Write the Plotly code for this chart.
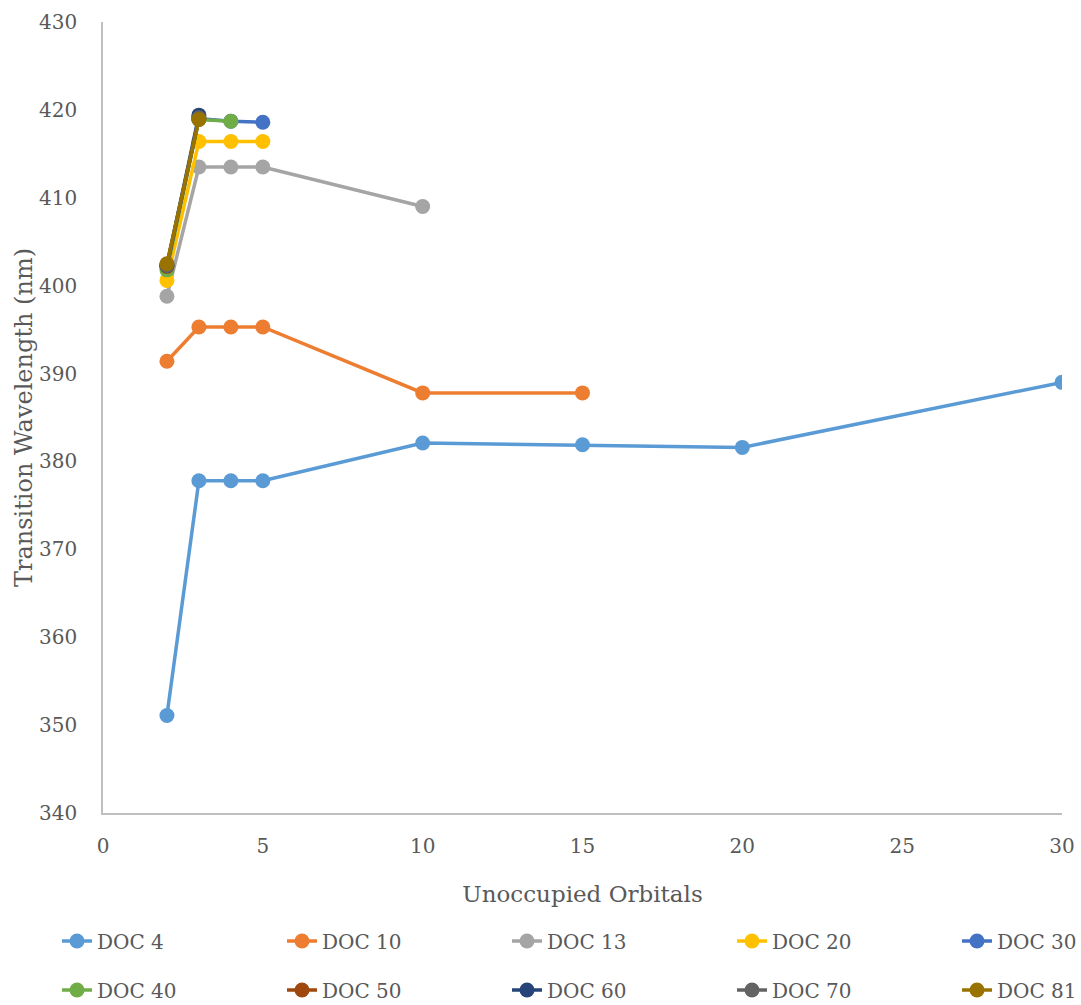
import plotly.graph_objects as go

series_names = ["DOC 4", "DOC 10", "DOC 13", "DOC 20", "DOC 30",
                "DOC 40", "DOC 50", "DOC 60", "DOC 70", "DOC 81"]
x_doc4 = [2, 3, 4, 5, 10, 15, 20, 30]
y_doc4 = [351.1, 377.8, 377.8, 377.8, 382.1, 381.9, 381.6, 389.0]
x_doc10 = [2, 3, 4, 5, 10, 15]
y_doc10 = [391.4, 395.3, 395.3, 395.3, 387.8, 387.8]
x_doc13 = [2, 3, 4, 5, 10]
y_doc13 = [398.8, 413.5, 413.5, 413.5, 409.0]
x_doc20 = [2, 3, 4, 5]
y_doc20 = [400.6, 416.4, 416.4, 416.4]
x_doc30 = [2, 3, 4, 5]
y_doc30 = [402.2, 419.0, 418.7, 418.6]
x_doc40 = [2, 3, 4]
y_doc40 = [401.8, 418.9, 418.7]
x_doc50 = [2, 3]
y_doc50 = [402.2, 419.0]
x_doc60 = [2, 3]
y_doc60 = [402.3, 419.4]
x_doc70 = [2, 3]
y_doc70 = [402.3, 419.1]
x_doc81 = [2, 3]
y_doc81 = [402.5, 418.9]

xs = [x_doc4, x_doc10, x_doc13, x_doc20, x_doc30, x_doc40, x_doc50, x_doc60, x_doc70, x_doc81]
ys = [y_doc4, y_doc10, y_doc13, y_doc20, y_doc30, y_doc40, y_doc50, y_doc60, y_doc70, y_doc81]
colors = ["#5B9BD5", "#ED7D31", "#A5A5A5", "#FFC000", "#4472C4",
          "#70AD47", "#9E480E", "#264478", "#636363", "#997300"]

FONT = "DejaVu Serif"
TXT = "#595959"
W, H = 1081, 1005

fig = go.Figure()
legends = {}
for i, (name, x, y, c) in enumerate(zip(series_names, xs, ys, colors)):
    lname = "legend" if i == 0 else f"legend{i + 1}"
    fig.add_trace(go.Scatter(
        x=x, y=y, name=name, mode="lines+markers",
        line=dict(color=c, width=3.5),
        marker=dict(color=c, size=15),
        legend=lname, showlegend=True,
    ))
    col, row = i % 5, i // 5
    legends[lname] = dict(
        orientation="h", xref="container", yref="container",
        xanchor="left", yanchor="middle",
        x=(57 + 225 * col) / W, y=1 - (941 + 49 * row) / H,
        itemwidth=30, visible=True,
        font=dict(family=FONT, size=20, color=TXT),
        bgcolor="rgba(0,0,0,0)",
    )

fig.update_layout(
    width=W, height=H, showlegend=True,
    margin=dict(l=103, r=19, t=22, b=192, autoexpand=False),
    paper_bgcolor="white", plot_bgcolor="white",
    font=dict(family=FONT, color=TXT),
    xaxis=dict(
        range=[0, 30], tickvals=[0, 5, 10, 15, 20, 25, 30],
        showgrid=False, zeroline=False, automargin=False,
        showline=True, linecolor="#BFBFBF", linewidth=1.5,
        ticks="", ticklabelstandoff=14,
        tickfont=dict(family=FONT, size=20, color=TXT),
        title=dict(text="Unoccupied Orbitals", standoff=29,
                   font=dict(family=FONT, size=23, color=TXT)),
    ),
    yaxis=dict(
        range=[340, 430], tickvals=list(range(340, 431, 10)),
        showgrid=False, zeroline=False, automargin=False,
        showline=True, linecolor="#BFBFBF", linewidth=1.5,
        ticks="", ticklabelstandoff=20,
        tickfont=dict(family=FONT, size=20, color=TXT),
        title=dict(text="Transition Wavelength (nm)", standoff=0,
                   font=dict(family=FONT, size=24, color=TXT)),
    ),
    **legends,
)

fig.write_html("out.html", config={"displayModeBar": False},
               post_script="document.body.style.margin='0';document.body.style.padding='0';")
● ● ● ●
#### [TASK TO CARRY OUT]
Omit any images, then output the listing exactly.

#### [ANSWER FOR THE TASK]
Write the Plotly code for this chart.
import plotly.graph_objects as go

series_names = ["DOC 4", "DOC 10", "DOC 13", "DOC 20", "DOC 30",
                "DOC 40", "DOC 50", "DOC 60", "DOC 70", "DOC 81"]
x_doc4 = [2, 3, 4, 5, 10, 15, 20, 30]
y_doc4 = [351.1, 377.8, 377.8, 377.8, 382.1, 381.9, 381.6, 389.0]
x_doc10 = [2, 3, 4, 5, 10, 15]
y_doc10 = [391.4, 395.3, 395.3, 395.3, 387.8, 387.8]
x_doc13 = [2, 3, 4, 5, 10]
y_doc13 = [398.8, 413.5, 413.5, 413.5, 409.0]
x_doc20 = [2, 3, 4, 5]
y_doc20 = [400.6, 416.4, 416.4, 416.4]
x_doc30 = [2, 3, 4, 5]
y_doc30 = [402.2, 419.0, 418.7, 418.6]
x_doc40 = [2, 3, 4]
y_doc40 = [401.8, 418.9, 418.7]
x_doc50 = [2, 3]
y_doc50 = [402.2, 419.0]
x_doc60 = [2, 3]
y_doc60 = [402.3, 419.4]
x_doc70 = [2, 3]
y_doc70 = [402.3, 419.1]
x_doc81 = [2, 3]
y_doc81 = [402.5, 418.9]

xs = [x_doc4, x_doc10, x_doc13, x_doc20, x_doc30, x_doc40, x_doc50, x_doc60, x_doc70, x_doc81]
ys = [y_doc4, y_doc10, y_doc13, y_doc20, y_doc30, y_doc40, y_doc50, y_doc60, y_doc70, y_doc81]
colors = ["#5B9BD5", "#ED7D31", "#A5A5A5", "#FFC000", "#4472C4",
          "#70AD47", "#9E480E", "#264478", "#636363", "#997300"]

FONT = "DejaVu Serif"
TXT = "#595959"
W, H = 1081, 1005

fig = go.Figure()
legends = {}
for i, (name, x, y, c) in enumerate(zip(series_names, xs, ys, colors)):
    lname = "legend" if i == 0 else f"legend{i + 1}"
    fig.add_trace(go.Scatter(
        x=x, y=y, name=name, mode="lines+markers",
        line=dict(color=c, width=3.5),
        marker=dict(color=c, size=15),
        legend=lname, showlegend=True,
    ))
    col, row = i % 5, i // 5
    legends[lname] = dict(
        orientation="h", xref="container", yref="container",
        xanchor="left", yanchor="middle",
        x=(57 + 225 * col) / W, y=1 - (941 + 49 * row) / H,
        itemwidth=30, visible=True,
        font=dict(family=FONT, size=20, color=TXT),
        bgcolor="rgba(0,0,0,0)",
    )

fig.update_layout(
    width=W, height=H, showlegend=True,
    margin=dict(l=103, r=19, t=22, b=192, autoexpand=False),
    paper_bgcolor="white", plot_bgcolor="white",
    font=dict(family=FONT, color=TXT),
    xaxis=dict(
        range=[0, 30], tickvals=[0, 5, 10, 15, 20, 25, 30],
        showgrid=False, zeroline=False, automargin=False,
        showline=True, linecolor="#BFBFBF", linewidth=1.5,
        ticks="", ticklabelstandoff=14,
        tickfont=dict(family=FONT, size=20, color=TXT),
        title=dict(text="Unoccupied Orbitals", standoff=29,
                   font=dict(family=FONT, size=23, color=TXT)),
    ),
    yaxis=dict(
        range=[340, 430], tickvals=list(range(340, 431, 10)),
        showgrid=False, zeroline=False, automargin=False,
        showline=True, linecolor="#BFBFBF", linewidth=1.5,
        ticks="", ticklabelstandoff=20,
        tickfont=dict(family=FONT, size=20, color=TXT),
        title=dict(text="Transition Wavelength (nm)", standoff=0,
                   font=dict(family=FONT, size=24, color=TXT)),
    ),
    **legends,
)

fig.write_html("out.html", config={"displayModeBar": False},
               post_script="document.body.style.margin='0';document.body.style.padding='0';")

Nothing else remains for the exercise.